> _STATED TASK_:
Exactly the lines from the start of the data below through the line that contains "minimum width=270.75pt, minimum" are to be copied, with pictures left out.

■ ■ ■ ■ ■ ■ ■

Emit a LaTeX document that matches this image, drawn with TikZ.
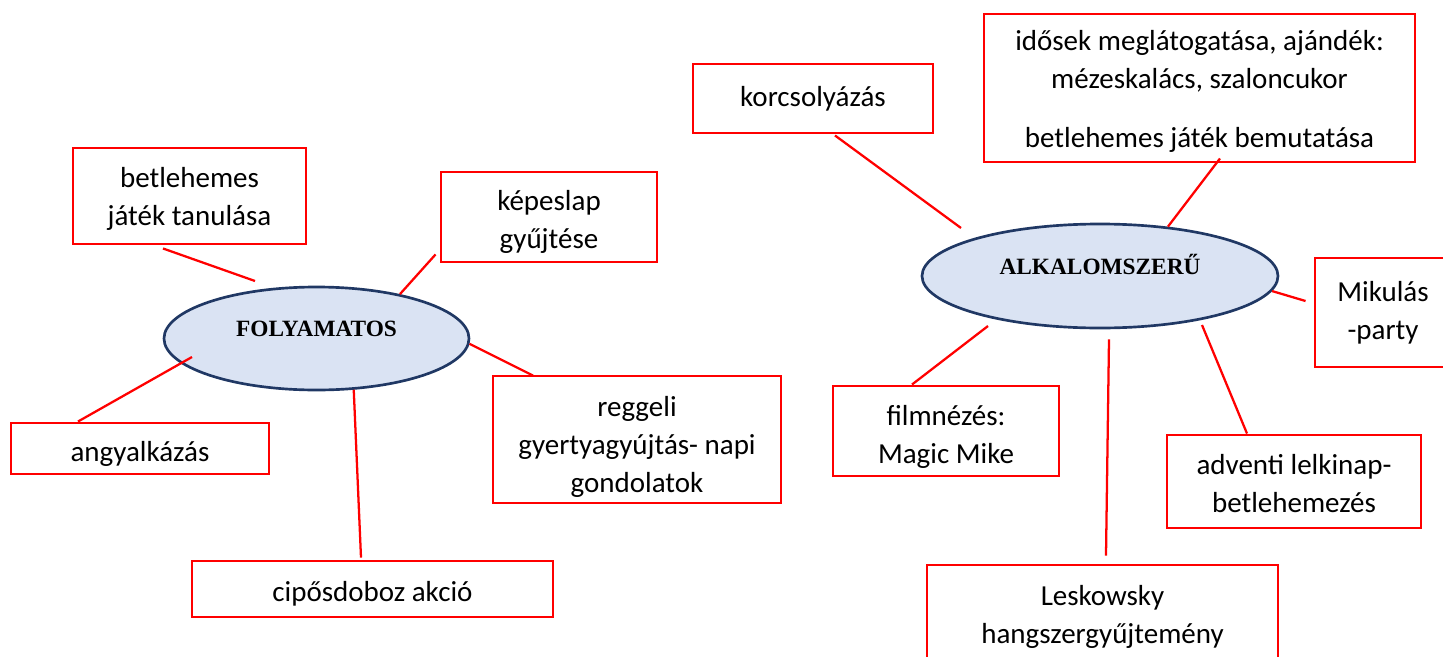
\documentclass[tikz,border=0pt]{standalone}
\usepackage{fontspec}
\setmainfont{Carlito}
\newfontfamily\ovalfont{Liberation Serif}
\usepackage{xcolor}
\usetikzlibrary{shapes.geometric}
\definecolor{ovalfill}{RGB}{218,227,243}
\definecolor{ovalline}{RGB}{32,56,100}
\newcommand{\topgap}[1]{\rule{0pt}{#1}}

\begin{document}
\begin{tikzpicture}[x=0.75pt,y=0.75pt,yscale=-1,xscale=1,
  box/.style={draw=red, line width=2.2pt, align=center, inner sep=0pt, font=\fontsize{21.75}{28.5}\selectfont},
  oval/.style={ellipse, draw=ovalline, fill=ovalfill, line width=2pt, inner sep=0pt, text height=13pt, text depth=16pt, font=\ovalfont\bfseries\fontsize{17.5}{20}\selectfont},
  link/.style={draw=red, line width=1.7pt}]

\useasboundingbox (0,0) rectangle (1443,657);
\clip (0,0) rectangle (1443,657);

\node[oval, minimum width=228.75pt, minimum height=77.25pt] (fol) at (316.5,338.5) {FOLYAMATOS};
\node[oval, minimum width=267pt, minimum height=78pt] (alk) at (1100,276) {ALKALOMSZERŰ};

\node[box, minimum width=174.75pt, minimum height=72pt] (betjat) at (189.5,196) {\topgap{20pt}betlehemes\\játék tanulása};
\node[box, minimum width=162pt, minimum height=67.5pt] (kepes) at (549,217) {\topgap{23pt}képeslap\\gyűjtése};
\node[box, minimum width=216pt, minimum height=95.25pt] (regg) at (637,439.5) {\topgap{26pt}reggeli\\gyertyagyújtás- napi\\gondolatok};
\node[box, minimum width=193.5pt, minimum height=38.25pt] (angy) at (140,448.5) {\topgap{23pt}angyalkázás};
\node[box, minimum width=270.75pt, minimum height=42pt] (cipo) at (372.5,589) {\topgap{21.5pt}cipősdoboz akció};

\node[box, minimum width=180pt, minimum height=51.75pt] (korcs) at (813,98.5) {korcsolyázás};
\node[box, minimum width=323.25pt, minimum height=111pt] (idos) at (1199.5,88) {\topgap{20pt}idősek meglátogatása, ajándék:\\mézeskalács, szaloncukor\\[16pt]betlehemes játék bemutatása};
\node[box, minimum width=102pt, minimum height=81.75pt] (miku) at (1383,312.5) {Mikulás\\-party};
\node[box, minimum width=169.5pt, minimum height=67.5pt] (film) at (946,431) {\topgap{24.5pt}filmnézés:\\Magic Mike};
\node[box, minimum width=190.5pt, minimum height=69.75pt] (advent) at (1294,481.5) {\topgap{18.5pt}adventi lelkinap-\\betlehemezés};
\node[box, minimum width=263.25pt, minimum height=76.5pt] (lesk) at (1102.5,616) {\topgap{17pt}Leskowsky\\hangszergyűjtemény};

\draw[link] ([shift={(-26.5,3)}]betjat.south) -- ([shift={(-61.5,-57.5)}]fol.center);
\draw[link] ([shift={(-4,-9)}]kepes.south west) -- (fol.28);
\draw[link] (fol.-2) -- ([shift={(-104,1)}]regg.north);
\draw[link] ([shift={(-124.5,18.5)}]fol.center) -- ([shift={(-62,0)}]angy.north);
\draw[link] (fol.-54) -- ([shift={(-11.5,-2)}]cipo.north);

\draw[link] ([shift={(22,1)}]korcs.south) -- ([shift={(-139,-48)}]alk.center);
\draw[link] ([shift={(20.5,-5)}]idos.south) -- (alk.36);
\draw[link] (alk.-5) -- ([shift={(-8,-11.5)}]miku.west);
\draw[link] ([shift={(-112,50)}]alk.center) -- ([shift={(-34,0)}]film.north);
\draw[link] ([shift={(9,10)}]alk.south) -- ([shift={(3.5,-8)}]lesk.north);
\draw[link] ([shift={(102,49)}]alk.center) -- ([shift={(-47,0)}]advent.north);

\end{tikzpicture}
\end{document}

■ ■ ■ ■ ■ ■ ■

> _OUTPUT FOR THIS EXERCISE_:
Emit a LaTeX document that matches this image, drawn with TikZ.
\documentclass[tikz,border=0pt]{standalone}
\usepackage{fontspec}
\setmainfont{Carlito}
\newfontfamily\ovalfont{Liberation Serif}
\usepackage{xcolor}
\usetikzlibrary{shapes.geometric}
\definecolor{ovalfill}{RGB}{218,227,243}
\definecolor{ovalline}{RGB}{32,56,100}
\newcommand{\topgap}[1]{\rule{0pt}{#1}}

\begin{document}
\begin{tikzpicture}[x=0.75pt,y=0.75pt,yscale=-1,xscale=1,
  box/.style={draw=red, line width=2.2pt, align=center, inner sep=0pt, font=\fontsize{21.75}{28.5}\selectfont},
  oval/.style={ellipse, draw=ovalline, fill=ovalfill, line width=2pt, inner sep=0pt, text height=13pt, text depth=16pt, font=\ovalfont\bfseries\fontsize{17.5}{20}\selectfont},
  link/.style={draw=red, line width=1.7pt}]

\useasboundingbox (0,0) rectangle (1443,657);
\clip (0,0) rectangle (1443,657);

\node[oval, minimum width=228.75pt, minimum height=77.25pt] (fol) at (316.5,338.5) {FOLYAMATOS};
\node[oval, minimum width=267pt, minimum height=78pt] (alk) at (1100,276) {ALKALOMSZERŰ};

\node[box, minimum width=174.75pt, minimum height=72pt] (betjat) at (189.5,196) {\topgap{20pt}betlehemes\\játék tanulása};
\node[box, minimum width=162pt, minimum height=67.5pt] (kepes) at (549,217) {\topgap{23pt}képeslap\\gyűjtése};
\node[box, minimum width=216pt, minimum height=95.25pt] (regg) at (637,439.5) {\topgap{26pt}reggeli\\gyertyagyújtás- napi\\gondolatok};
\node[box, minimum width=193.5pt, minimum height=38.25pt] (angy) at (140,448.5) {\topgap{23pt}angyalkázás};
\node[box, minimum width=270.75pt, minimum height=42pt] (cipo) at (372.5,589) {\topgap{21.5pt}cipősdoboz akció};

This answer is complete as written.